La Commissione europea mette al bando gli imballaggi di plastica

177 chili di rifiuti da imballaggi: questa è la quantità che ha prodotto in media ogni cittadino europeo nel corso del 2020. Il 20% in più degli ultimi dieci anni, percentuale destinata ad aumentare entro il 2030. Per questo motivo la Commissione europea ha proposto nuove riforme per invertire la tendenza, introducendo sul mercato imballaggi riutilizzabili e sostenibili, e limitando quelli superflui e usa e getta.

Gli imballaggi “chiaramente inutili”

La Commissione ha affrontato il tema di tutti quegli imballaggi di plastica “chiaramente inutili” che ha intenzione di vietare sul mercato. Tra questi, ad esempio, le confezioni monouso in plastica delle bustine da tè o delle capsule per il caffè, gli imballaggi monouso per frutta e verdura, i flaconcini in miniatura per shampoo e bagnoschiuma usati negli hotel. Rientrano in questa categoria anche gli imballaggi utilizzati unicamente a fini di marketing, progettati solamente per rendere più attraenti le confezioni dei prodotti, come le grandi scatole utilizzate per prodotti molto piccoli, o quelle progettate con pareti spesse per dar l’impressione che la quantità di prodotto in esse contenuto sia maggiore.

Le innovazioni per ridurre il consumo di plastica

In primo luogo, la Commissione richiede che le imprese offrano ai consumatori una determinata percentuale dei loro prodotti in imballaggi di plastica riutilizzabili o ricaricabili.

Inoltre, verranno definiti criteri di progettazione per gli imballaggi, sistemi vincolanti di vuoti a rendere su cauzione per le bottiglie di plastica e le lattine di alluminio e saranno chiarite quali tipologie estremamente limitate di imballaggi dovranno essere compostabili, in modo che i consumatori possano gettarli nell’organico.

Quanto al riciclaggio, invece, ogni imballaggio dovrà essere dotato di un’etichetta che chiarisca da quali materiali è composto e, di conseguenza, in quale categoria di rifiuti dovrà essere smaltito.

La “nuova” plastica

Si è detto, quindi, che con la riforma la Commissione punta a un maggiore utilizzo delle plastiche a base biologica, biodegradabili e compostabili. Ma cosa si intende esattamente?

Innanzitutto, la biomassa utilizzata per produrre plastiche a base biologica dovrà provenire da fonti sostenibili, che non danneggino l’ambiente. In sostanza, si richiede ai produttori di utilizzare rifiuti organici e sottoprodotti come materie prime. Tuttavia, la Commissione si è preoccupata anche di contrastare il problema del “greenwashing” (ossia la strategia di comunicazione di alcune imprese, finalizzata a costruire un’immagine di sé ingannevolmente positiva sotto il profilo dell’impatto ambientale): per questo motivo, bisognerà evitare definizioni generiche sui prodotti di plastica quali “bioplastiche” e “a base biologica”, e dovrà invece essere riportata la quota esatta del contenuto di plastiche a base biologica nel prodotto.

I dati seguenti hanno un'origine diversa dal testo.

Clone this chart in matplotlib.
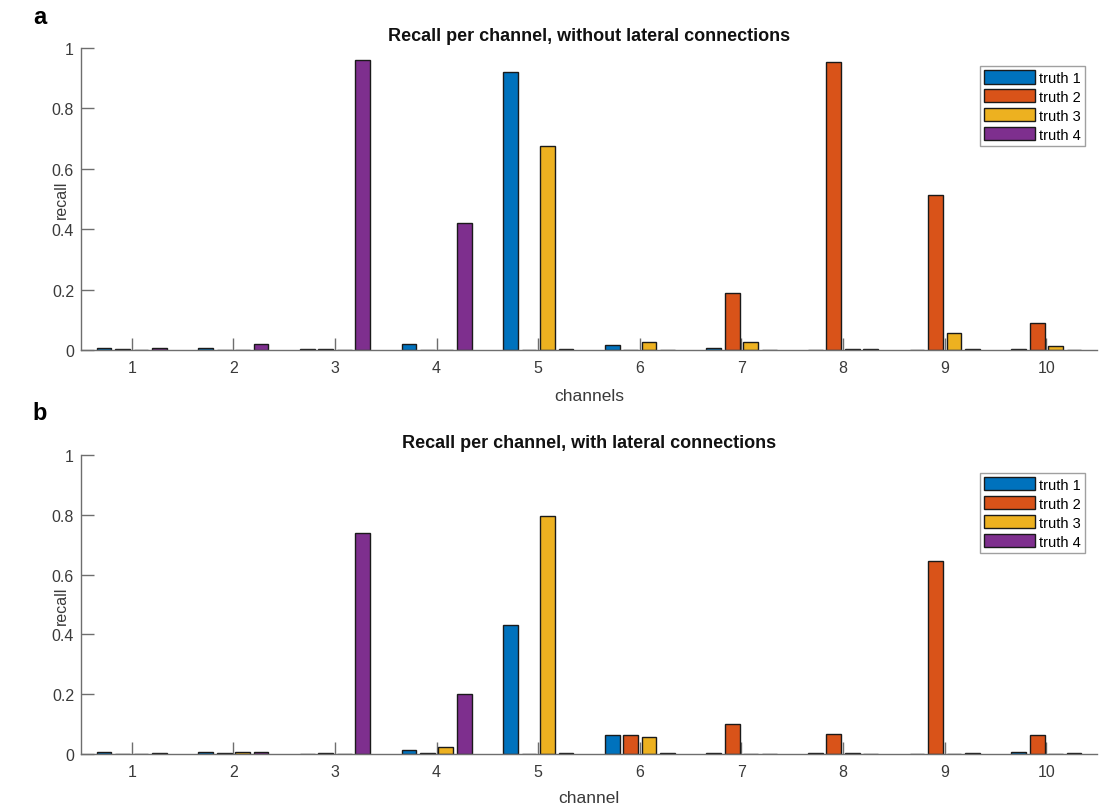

Quanto alle plastiche biodegradabili, invece, dovranno essere limitate ad applicazioni specifiche in relazione alle quali siano comprovati i benefici ambientali e il valore per l’economia circolare. Inoltre, al fine di evitare la dispersione dei rifiuti, le loro etichette dovranno indicare in quanto tempo, in che circostanze e in quale ambiente si biodegradano.

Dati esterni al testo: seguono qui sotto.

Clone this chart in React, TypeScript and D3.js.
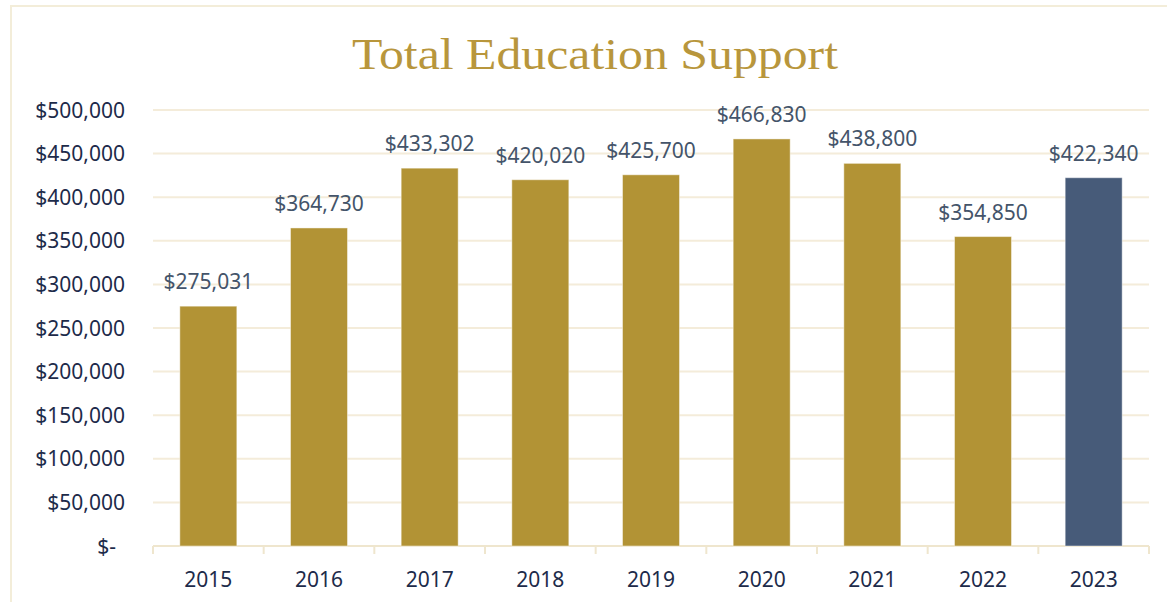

Analogo ragionamento sull’opportunità di utilizzo delle plastiche compostabili a livello industriale. In questo caso, però, gli imballaggi compostabili a livello industriale saranno consentiti solo per bustine da tè, capsule e cialde di caffè, adesivi per frutta e verdura e borse di plastica in materiale ultraleggero. In ogni caso, andrà sempre segnalato che i prodotti sono certificati per il compostaggio industriale, in linea con le norme dell’UE.

Gli effetti della riforma

Si stima che, entro il 2030, la riforma consentirebbe di ridurre le emissioni di gas a effetto serra derivanti dagli imballaggi da 66 milioni di tonnellate a 43 e di diminuire i costi dei danni ambientali per l’economia e la società di 6,4 miliardi di euro.

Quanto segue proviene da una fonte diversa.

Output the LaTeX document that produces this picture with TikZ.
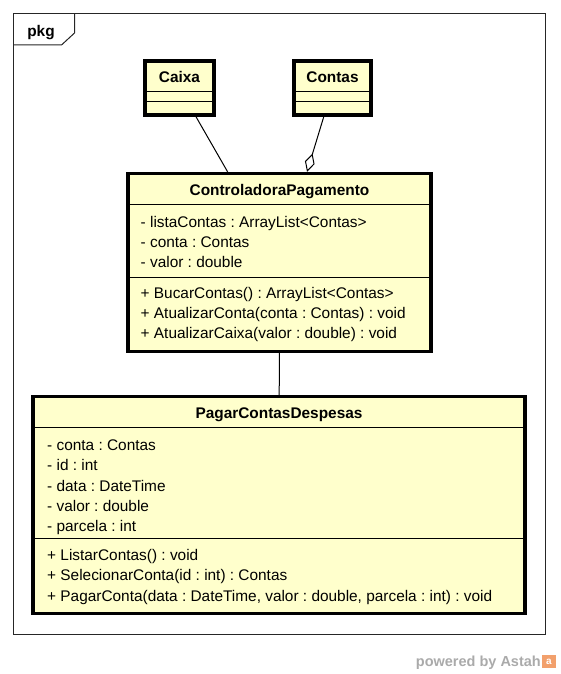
\documentclass[tikz,border=0pt]{standalone}
\usepackage{fontspec}
\setmainfont{Liberation Sans}
\usepackage{tikz}
\usetikzlibrary{arrows.meta, positioning}
\frenchspacing

\definecolor{classfill}{RGB}{255,255,204}
\definecolor{wmgray}{RGB}{170,170,170}
\definecolor{astahorange}{RGB}{242,160,108}

\tikzset{
    classbox/.style={draw=black, line width=3.4pt, fill=classfill, inner sep=0pt},
    clsname/.style={anchor=base, inner sep=0pt, font=\fontsize{15.4}{20}\selectfont\bfseries},
    member/.style={anchor=base west, inner sep=0pt, font=\fontsize{15.4}{20}\selectfont},
    sep/.style={line width=1pt},
    assoc/.style={line width=1pt},
    aggr/.style={line width=1pt, -{Diamond[open, length=19pt, width=10pt]}},
    frame/.style={line width=1pt, draw=black!85}
}

\begin{document}
\begin{tikzpicture}[x=1pt, y=-1pt]
    \useasboundingbox (0,0) rectangle (560,674);
    % Package frame
    \draw[frame] (13.5,13.5) rectangle (545.5,634);
    \draw[frame] (13.5,45) -- (61.5,45) -- (74.5,33) -- (74.5,13.5);
    \node[clsname] (pkg) at (41,36.5) {pkg};

    % Classes
    \node[classbox, minimum width=69pt, minimum height=54pt] (caixa)  at (179.5,88) {};
    \node[classbox, minimum width=77pt, minimum height=54pt] (contas) at (332.5,88) {};
    \node[classbox, minimum width=303pt, minimum height=178pt] (ctrl) at (279.5,262.5) {};
    \node[classbox, minimum width=492pt, minimum height=216.6pt] (pagar) at (279,505) {};

    % Compartments
    \draw[sep] (146.5,91.5) -- (212.5,91.5);
    \draw[sep] (146.5,102) -- (212.5,102);
    \draw[sep] (295.5,91.5) -- (369.5,91.5);
    \draw[sep] (295.5,102) -- (369.5,102);
    \draw[sep] (129.5,204) -- (429.5,204);
    \draw[sep] (129.5,277) -- (429.5,277);
    \draw[sep] (34.5,427) -- (523.5,427);
    \draw[sep] (34.5,538) -- (523.5,538);

    \node[clsname] (caixa-name)  at (179.5,83) {Caixa};
    \node[clsname] (contas-name) at (332.5,83) {Contas};
    \node[clsname] (ctrl-name)   at (279.5,195) {ControladoraPagamento};
    \node[clsname] (pagar-name)  at (279,418) {PagarContasDespesas};

    \node[member] (ctrl-a1) at (140.5,227) {- listaContas : ArrayList<Contas>};
    \node[member] (ctrl-a2) at (140.5,247) {- conta : Contas};
    \node[member] (ctrl-a3) at (140.5,267) {- valor : double};
    \node[member] (ctrl-m1) at (140.5,298) {+ BucarContas() : ArrayList<Contas>};
    \node[member] (ctrl-m2) at (140.5,318) {+ AtualizarConta(conta : Contas) : void};
    \node[member] (ctrl-m3) at (140.5,338) {+ AtualizarCaixa(valor : double) : void};

    \node[member] (pagar-a1) at (47,450.5) {- conta : Contas};
    \node[member] (pagar-a2) at (47,470.8) {- id : int};
    \node[member] (pagar-a3) at (47,491) {- data : DateTime};
    \node[member] (pagar-a4) at (47,511.3) {- valor : double};
    \node[member] (pagar-a5) at (47,531.5) {- parcela : int};
    \node[member] (pagar-m1) at (47,560.5) {+ ListarContas() : void};
    \node[member] (pagar-m2) at (47,580.8) {+ SelecionarConta(id : int) : Contas};
    \node[member] (pagar-m3) at (47,601) {+ PagarConta(data : DateTime, valor : double, parcela : int) : void};

    % Relations
    \path
        (caixa)
            edge [assoc] (ctrl)
        (contas)
            edge [aggr] (ctrl)
        (ctrl)
            edge [assoc] (pagar)
        ;

    % Watermark
    \node[anchor=base east, inner sep=0pt, text=wmgray,
          font=\fontsize{14.5}{16}\selectfont\bfseries] (powered) at (541,666.5) {powered by Astah};
    \node[fill=astahorange, minimum width=14pt, minimum height=13pt, inner sep=0pt,
          text=white, font=\fontsize{10}{10}\selectfont\bfseries] (logo) at (549,661.5) {a};
\end{tikzpicture}
\end{document}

Oltre all’impatto ambientale non trascurabile, cui mira in prima battuta la riforma, si prevede che anche l’economia dell’Unione europea potrà beneficiarne: entro il 2030 la sola promozione del riutilizzo permetterà di creare oltre 600.000 nuovi posti di lavoro, soprattutto presso le piccole e medie imprese locali. Infine, si registreranno benefici anche per i privati, che potrebbero risparmiare quasi 100 euro all’anno.